Needless to say, such conditions offer much scope for envy--particularly in a culture with an egalitarian ethos. There is much room for bitterness and discontent. Basic socialist ideals, for which many have sacrificed, seem to have been betrayed.
And it is indeed possible that basic ideals will be betrayed. There is real danger here. The market is a powerful force. Properly utilized, it can be an instrument of great value, but improperly utilized, it can wreak havoc. (Eastern Europe is littered now with examples of the latter possibility.) This is not the place to discuss technical questions of market reform, but it is worth asking here about general criteria. If market-generated inequalities are not "rational," in the sense of corresponding to standards of objective merit, how can we say whether or not they are excessive? One plausible answer to this question--a good answer, I think--comes from an unlikely quarter. The most influential text in Anglo-American political philosophy since World War II is John Rawls' A Theory of Justice.3 In this work Rawls sets out a simple principle (which he calls "the difference principle") by which to determine if the inequalities of wealth and power in a society are just: they are just only if they benefit the least advantaged stratum of society. That is to say, if the least advantaged members of society are better off than they would be if the society were more egalitarian, then the inequalities are justified. To put the matter in a slightly different fashion: Rawls starts with a presumption in favor of equality. Inequalities are then admitted, provided a) their motivational effects are sufficient to increase the total output of goods and services, and b) some of this increase really does make the worst off segments of society better off.4 I've said that this is help from an unlikely quarter, because Rawls's A Theory of Justice has been widely regarded as a defense of Keynesian-liberal capitalism. And indeed, it can be so regarded, although, as I have argued elsewhere, capitalism, even that of a social-democratic structure, fails utterly to accord with Rawls's normative theory.5 Whatever the intentions of its author, Rawls's theory provides justification for socialism (certain forms of socialism)--not for capitalism.

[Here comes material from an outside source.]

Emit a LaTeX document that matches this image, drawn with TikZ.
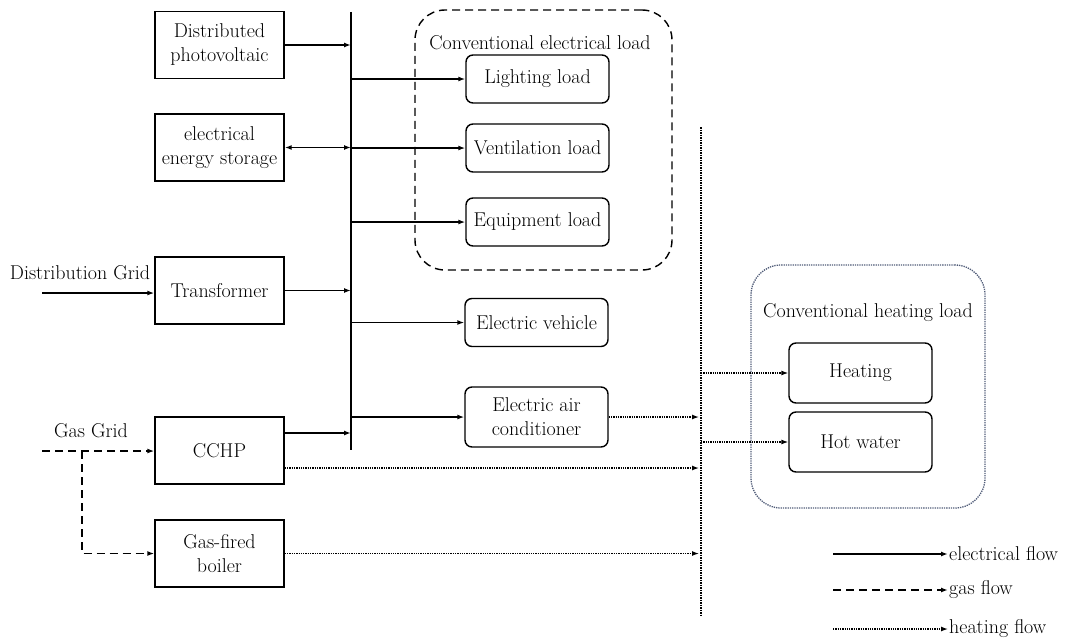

Interestingly enough, Rawls addresses explicitly the problem of envy. Given "human beings as they are," he says, great disparities of income and wealth are bound to induce envy, and even wound a person's self-respect. If the inequalities exceed those permitted by the difference principle, a person cannot "reasonably be asked to overcome his rancorous feelings." Such envy is "excusable."6 If we accept this Rawlsian analysis, we may conclude the following: A society may justly employ the market as a part of its economic structure, so long as the resulting inequalities work to the benefit of the least advantaged strata. So long as inequalities remain within these bounds, whatever envy they generate is morally inexcusable. This is true even if the inequalities do not correspond to effort, skill, responsibility or other such quasi-objective criteria. But if the inequalities exceed those permitted by the difference principle, they are not justified, and the envy to which they give rise is excusable.
The analysis just given constitutes, I think, a reasonably adequate general account of the relationship between equality and envy under socialism. Inequalities do not betray basic socialist commitments so long as they serve to motivate producers to produce more efficiently, and so long as the gains thus registered transfer in part to the least advantaged strata. Under such circumstances envy is a vice--understandable, perhaps, but not excusable.

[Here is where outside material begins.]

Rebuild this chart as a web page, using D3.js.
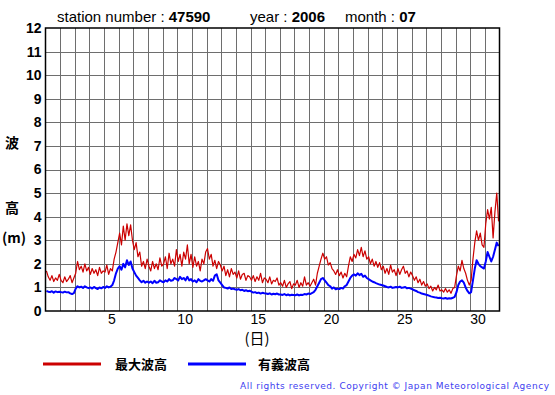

There is another important matter to consider. The account just given, however adequate as a general analysis, does not do justice to a particularly pressing problem today: the problem of making a transition from a non-market to a market form of socialism. It has long been recognized that the market has a corrosive effect on traditional values. In Marx's telling phrase, "all that is solid melts into air."7 It has been argued, by Habermas among others, that capitalism itself may come into crisis precisely because the capitalist market, in the long run, so undermines the moral character and even psychic structure of individuals that the system ceases to function effectively.8 The market, to be effective, cannot operate in a moral vacuum. If the citizenry become excessively cynical, uncaring of the common good, too little concerned about future generations--in short, too possessed of "possessive individualism"--then the market, rather than stimulating efficient production, will breed mainly corruption, crime and social devastation.

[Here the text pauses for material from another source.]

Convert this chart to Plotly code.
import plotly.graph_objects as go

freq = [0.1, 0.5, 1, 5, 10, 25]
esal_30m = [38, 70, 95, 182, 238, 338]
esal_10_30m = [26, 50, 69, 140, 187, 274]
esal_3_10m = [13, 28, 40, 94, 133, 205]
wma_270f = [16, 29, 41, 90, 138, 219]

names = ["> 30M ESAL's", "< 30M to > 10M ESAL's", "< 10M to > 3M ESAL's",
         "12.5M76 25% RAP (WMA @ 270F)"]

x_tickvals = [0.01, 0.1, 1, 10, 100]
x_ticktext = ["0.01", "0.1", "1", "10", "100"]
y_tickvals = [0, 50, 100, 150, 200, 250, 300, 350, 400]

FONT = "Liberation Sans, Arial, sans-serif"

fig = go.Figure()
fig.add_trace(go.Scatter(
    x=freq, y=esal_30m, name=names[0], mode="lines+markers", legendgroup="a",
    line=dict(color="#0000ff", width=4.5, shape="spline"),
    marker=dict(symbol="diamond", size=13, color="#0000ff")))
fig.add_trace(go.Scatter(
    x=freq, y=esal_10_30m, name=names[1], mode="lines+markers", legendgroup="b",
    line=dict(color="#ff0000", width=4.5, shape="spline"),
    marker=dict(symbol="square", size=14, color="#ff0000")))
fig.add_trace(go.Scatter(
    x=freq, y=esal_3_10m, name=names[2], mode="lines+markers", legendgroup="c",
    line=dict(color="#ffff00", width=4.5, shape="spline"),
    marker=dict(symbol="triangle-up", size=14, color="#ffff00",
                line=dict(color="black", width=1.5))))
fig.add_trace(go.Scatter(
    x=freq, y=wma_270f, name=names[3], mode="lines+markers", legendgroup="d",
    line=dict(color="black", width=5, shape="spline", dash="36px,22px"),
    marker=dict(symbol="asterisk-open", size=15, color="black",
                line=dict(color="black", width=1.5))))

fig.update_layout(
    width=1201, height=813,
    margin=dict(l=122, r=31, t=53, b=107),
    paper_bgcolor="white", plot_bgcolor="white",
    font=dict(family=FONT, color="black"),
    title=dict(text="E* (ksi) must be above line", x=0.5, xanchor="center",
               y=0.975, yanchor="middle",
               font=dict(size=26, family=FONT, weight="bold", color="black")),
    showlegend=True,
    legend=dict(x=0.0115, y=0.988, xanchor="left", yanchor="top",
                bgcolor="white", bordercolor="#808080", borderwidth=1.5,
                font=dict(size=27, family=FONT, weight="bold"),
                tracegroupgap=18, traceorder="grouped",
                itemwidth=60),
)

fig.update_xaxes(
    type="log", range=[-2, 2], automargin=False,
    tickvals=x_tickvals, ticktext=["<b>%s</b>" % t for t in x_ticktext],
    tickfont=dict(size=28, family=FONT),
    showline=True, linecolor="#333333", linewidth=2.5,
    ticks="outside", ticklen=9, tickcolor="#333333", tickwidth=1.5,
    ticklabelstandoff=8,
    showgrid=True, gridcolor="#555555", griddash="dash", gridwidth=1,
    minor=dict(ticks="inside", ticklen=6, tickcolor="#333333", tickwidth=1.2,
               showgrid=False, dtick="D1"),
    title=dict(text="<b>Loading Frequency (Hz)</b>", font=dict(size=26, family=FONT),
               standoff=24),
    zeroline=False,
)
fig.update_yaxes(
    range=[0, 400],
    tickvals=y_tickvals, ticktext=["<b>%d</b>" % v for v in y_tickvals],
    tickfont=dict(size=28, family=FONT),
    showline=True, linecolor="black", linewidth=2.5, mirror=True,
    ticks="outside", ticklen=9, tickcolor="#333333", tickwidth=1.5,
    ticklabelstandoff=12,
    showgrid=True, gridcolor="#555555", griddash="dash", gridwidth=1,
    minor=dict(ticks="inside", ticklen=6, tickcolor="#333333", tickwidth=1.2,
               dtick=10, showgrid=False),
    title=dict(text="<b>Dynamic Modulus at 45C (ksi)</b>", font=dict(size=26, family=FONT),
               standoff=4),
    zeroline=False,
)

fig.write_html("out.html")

An analogous problem faces a socialist society attempting to introduce market reforms. Such reforms, properly introduced, can greatly enhance the material well-being of the population. (China--the most dynamic economy in the world today--is proof positive of this.) But such reforms must be introduced in such as way so as to avoid not only major economic dislocation, but also moral degradation. Some of each--economic dislocation and moral degradation--is inevitable, but it is crucial that neither become too severe. It is crucial that measures be taken to counteract both.
Needless to say, there are no magic formulas to be invoked here. This is uncharted, difficult territory. It may well be case that those who remain most loyal to the ideals of socialism will benefit least from the reforms. And yet, if the reforms are to be successful, economically as well as morally, it is vital that the ethical ideals of socialism be upheld--in a free and open fashion, not corroded by envy. It is vital that those who benefit most from the reforms recognize a) that not all are benefitting equally, b) that their good fortune is justified only if those less well off ultimately benefit also, and c) that the long range success of the reforms depends crucially on maintaining the moral integrity of society. Likewise, it is vital that those who care about socialism work hard to see to it that proper safeguards are maintained so as to keep the market forces in bound, while at the same time, resisting the temptation to a "politics of envy," a politics that denounces indiscriminately those who benefit most from the reforms.
One should have no illusions as to the difficulty of the task at hand. Marx has written that "mankind only sets itself such problems as it can solve; for when we look closer we will always find that the problem itself only arises when the material conditions for its solution are present or at least in the process of coming into being."9 Let us hope that he is right in this instance.
1. Karl Marx, "Private Property and Communism," in Economic and Philosophical Manuscripts. (In Erich Fromm, Marx's Concept of Man, Frederick Ungar Publishing, 1966), p. 125. The other quotes given above are from the same source, pp. 124-25.
2. For a full statement of the case, see my Against Capitalism (Cambridge University Press, 1993).
3. Harvard University Press, 1971.
4. I'm oversimplifying here somewhat for purposes of exposition. For a careful analysis of Rawls, by a Marxist sympathetic to Rawls' general orientation, and some insightful modifications see R. G. Peffer, Marxism, Morality and Social Justice (Princeton University Press, 1990).
5. See my "Should Rawls Be a Socialist?" Social Theory and Practice, (Fall 1978); see also Chapter Six of Against Capitalism.
6. Rawls, p. 534.
7. Communist Manifesto (International Publishers, 1968), p.12.